Source excerpt:
════════

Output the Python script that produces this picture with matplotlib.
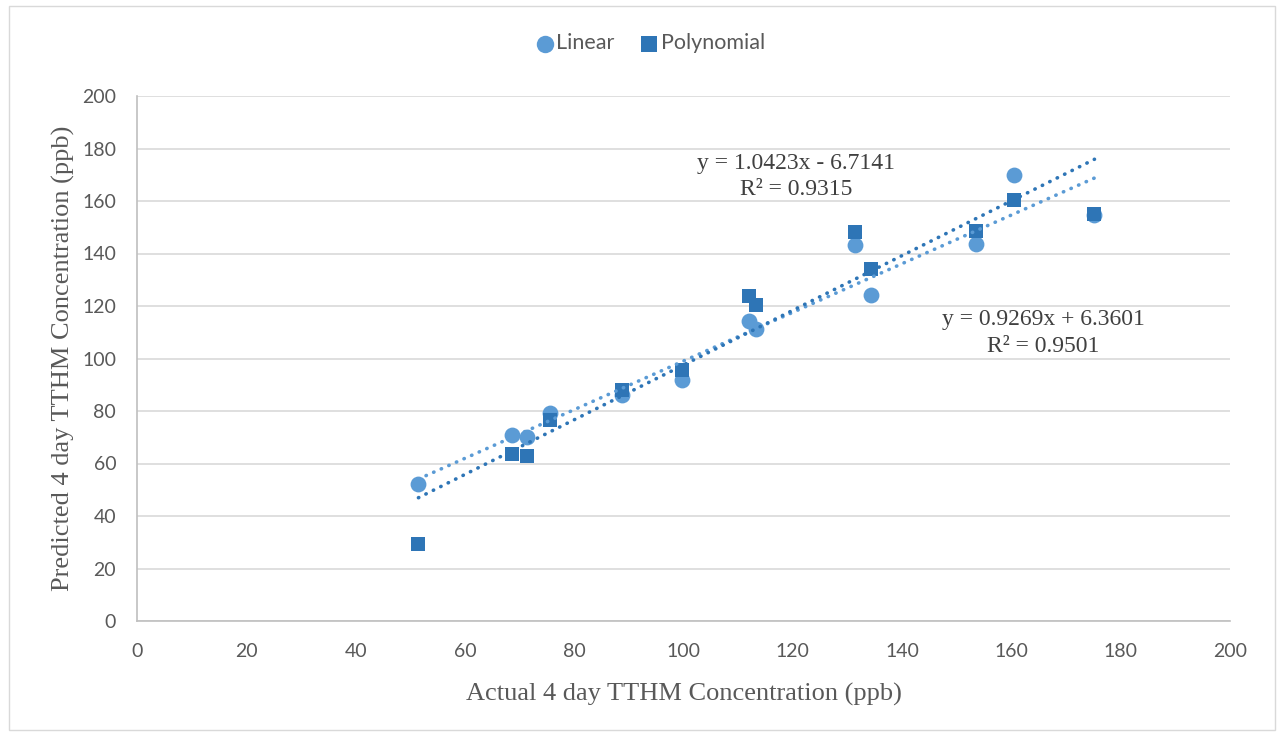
import matplotlib
matplotlib.use("Agg")
import matplotlib.pyplot as plt
import numpy as np
from matplotlib.patches import Rectangle

# Data
actual = [51.5, 68.7, 71.4, 75.6, 88.8, 99.8, 112.0, 113.2, 131.3, 134.4, 153.6, 160.5, 175.2]
linear_pred = [52.2, 71.0, 70.2, 79.1, 86.1, 91.8, 114.4, 111.1, 143.2, 124.2, 143.5, 169.9, 154.5]
poly_pred = [29.3, 63.6, 62.9, 76.6, 88.0, 95.6, 123.8, 120.4, 148.3, 134.0, 148.6, 160.4, 154.9]
linear_fit = (0.9269, 6.3601, 0.9501)
poly_fit = (1.0423, -6.7141, 0.9315)
x_ticks = [0, 20, 40, 60, 80, 100, 120, 140, 160, 180, 200]
y_ticks = [0, 20, 40, 60, 80, 100, 120, 140, 160, 180, 200]

c_lin = "#5B9BD5"
c_poly = "#2E75B6"
gray_txt = "#595959"

fig = plt.figure(figsize=(12.81, 7.34), dpi=100)
fig.patches.append(Rectangle((0.007, 0.005), 0.988, 0.987, transform=fig.transFigure,
                             fill=False, edgecolor="#d9d9d9", linewidth=1))
ax = fig.add_axes([137/1281, 1-621/734, (1230-137)/1281, (621-96)/734])

ax.set_xlim(0, 200)
ax.set_ylim(0, 200)
ax.set_xticks(x_ticks)
ax.set_yticks(y_ticks)
ax.yaxis.grid(True, color="#d9d9d9", linewidth=1.2)
ax.set_axisbelow(True)
for s in ["top", "right"]:
    ax.spines[s].set_visible(False)
for s in ["left", "bottom"]:
    ax.spines[s].set_color("#bfbfbf")
    ax.spines[s].set_linewidth(1.2)
ax.tick_params(axis="both", length=0, labelsize=14, labelcolor=gray_txt)
ax.tick_params(axis="x", pad=16)
ax.tick_params(axis="y", pad=15)
for lbl in ax.get_xticklabels() + ax.get_yticklabels():
    lbl.set_fontfamily("Lato")

ax.scatter(actual, linear_pred, s=130, marker="o", color=c_lin, zorder=3, label="Linear", linewidths=0)
ax.scatter(actual, poly_pred, s=115, marker="s", color=c_poly, zorder=3, label="Polynomial", linewidths=0)

xs = np.array([min(actual), max(actual)])
ax.plot(xs, linear_fit[0]*xs + linear_fit[1], color=c_lin, linestyle=(0, (0.1, 2.2)),
        linewidth=2.6, dash_capstyle="round", zorder=4)
ax.plot(xs, poly_fit[0]*xs + poly_fit[1], color=c_poly, linestyle=(0, (0.1, 2.2)),
        linewidth=2.6, dash_capstyle="round", zorder=4)

ax.text(120.6, 169.3, f"y = {poly_fit[0]:.4f}x - {abs(poly_fit[1]):.4f}\nR² = {poly_fit[2]:.4f}",
        ha="center", va="center", multialignment="center", fontsize=17,
        fontfamily="Liberation Serif", color="#404040", linespacing=1.35)
ax.text(165.8, 109.6, f"y = {linear_fit[0]:.4f}x + {linear_fit[1]:.4f}\nR² = {linear_fit[2]:.4f}",
        ha="center", va="center", multialignment="center", fontsize=17,
        fontfamily="Liberation Serif", color="#404040", linespacing=1.35)

ax.set_xlabel("Actual 4 day TTHM Concentration (ppb)", fontsize=19, fontfamily="Liberation Serif",
              color=gray_txt, labelpad=16)
ax.set_ylabel("Predicted 4 day TTHM Concentration (ppb)", fontsize=19, fontfamily="Liberation Serif",
              color=gray_txt, labelpad=5)

leg = fig.legend(loc="center", bbox_to_anchor=(0.507, 0.941), ncol=2, frameon=False,
                 prop={"family": "Lato", "size": 15.5}, handletextpad=0.05, columnspacing=1.1,
                 markerscale=1.1, handlelength=1.0)
for t in leg.get_texts():
    t.set_color(gray_txt)

fig.savefig("out.png", dpi=100)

════════

Exercise description: Give the material again exactly as it is, but keep the pictures out.

Output of the exercise:
Output the Python script that produces this picture with matplotlib.
import matplotlib
matplotlib.use("Agg")
import matplotlib.pyplot as plt
import numpy as np
from matplotlib.patches import Rectangle

# Data
actual = [51.5, 68.7, 71.4, 75.6, 88.8, 99.8, 112.0, 113.2, 131.3, 134.4, 153.6, 160.5, 175.2]
linear_pred = [52.2, 71.0, 70.2, 79.1, 86.1, 91.8, 114.4, 111.1, 143.2, 124.2, 143.5, 169.9, 154.5]
poly_pred = [29.3, 63.6, 62.9, 76.6, 88.0, 95.6, 123.8, 120.4, 148.3, 134.0, 148.6, 160.4, 154.9]
linear_fit = (0.9269, 6.3601, 0.9501)
poly_fit = (1.0423, -6.7141, 0.9315)
x_ticks = [0, 20, 40, 60, 80, 100, 120, 140, 160, 180, 200]
y_ticks = [0, 20, 40, 60, 80, 100, 120, 140, 160, 180, 200]

c_lin = "#5B9BD5"
c_poly = "#2E75B6"
gray_txt = "#595959"

fig = plt.figure(figsize=(12.81, 7.34), dpi=100)
fig.patches.append(Rectangle((0.007, 0.005), 0.988, 0.987, transform=fig.transFigure,
                             fill=False, edgecolor="#d9d9d9", linewidth=1))
ax = fig.add_axes([137/1281, 1-621/734, (1230-137)/1281, (621-96)/734])

ax.set_xlim(0, 200)
ax.set_ylim(0, 200)
ax.set_xticks(x_ticks)
ax.set_yticks(y_ticks)
ax.yaxis.grid(True, color="#d9d9d9", linewidth=1.2)
ax.set_axisbelow(True)
for s in ["top", "right"]:
    ax.spines[s].set_visible(False)
for s in ["left", "bottom"]:
    ax.spines[s].set_color("#bfbfbf")
    ax.spines[s].set_linewidth(1.2)
ax.tick_params(axis="both", length=0, labelsize=14, labelcolor=gray_txt)
ax.tick_params(axis="x", pad=16)
ax.tick_params(axis="y", pad=15)
for lbl in ax.get_xticklabels() + ax.get_yticklabels():
    lbl.set_fontfamily("Lato")

ax.scatter(actual, linear_pred, s=130, marker="o", color=c_lin, zorder=3, label="Linear", linewidths=0)
ax.scatter(actual, poly_pred, s=115, marker="s", color=c_poly, zorder=3, label="Polynomial", linewidths=0)

xs = np.array([min(actual), max(actual)])
ax.plot(xs, linear_fit[0]*xs + linear_fit[1], color=c_lin, linestyle=(0, (0.1, 2.2)),
        linewidth=2.6, dash_capstyle="round", zorder=4)
ax.plot(xs, poly_fit[0]*xs + poly_fit[1], color=c_poly, linestyle=(0, (0.1, 2.2)),
        linewidth=2.6, dash_capstyle="round", zorder=4)

ax.text(120.6, 169.3, f"y = {poly_fit[0]:.4f}x - {abs(poly_fit[1]):.4f}\nR² = {poly_fit[2]:.4f}",
        ha="center", va="center", multialignment="center", fontsize=17,
        fontfamily="Liberation Serif", color="#404040", linespacing=1.35)
ax.text(165.8, 109.6, f"y = {linear_fit[0]:.4f}x + {linear_fit[1]:.4f}\nR² = {linear_fit[2]:.4f}",
        ha="center", va="center", multialignment="center", fontsize=17,
        fontfamily="Liberation Serif", color="#404040", linespacing=1.35)

ax.set_xlabel("Actual 4 day TTHM Concentration (ppb)", fontsize=19, fontfamily="Liberation Serif",
              color=gray_txt, labelpad=16)
ax.set_ylabel("Predicted 4 day TTHM Concentration (ppb)", fontsize=19, fontfamily="Liberation Serif",
              color=gray_txt, labelpad=5)

leg = fig.legend(loc="center", bbox_to_anchor=(0.507, 0.941), ncol=2, frameon=False,
                 prop={"family": "Lato", "size": 15.5}, handletextpad=0.05, columnspacing=1.1,
                 markerscale=1.1, handlelength=1.0)
for t in leg.get_texts():
    t.set_color(gray_txt)

fig.savefig("out.png", dpi=100)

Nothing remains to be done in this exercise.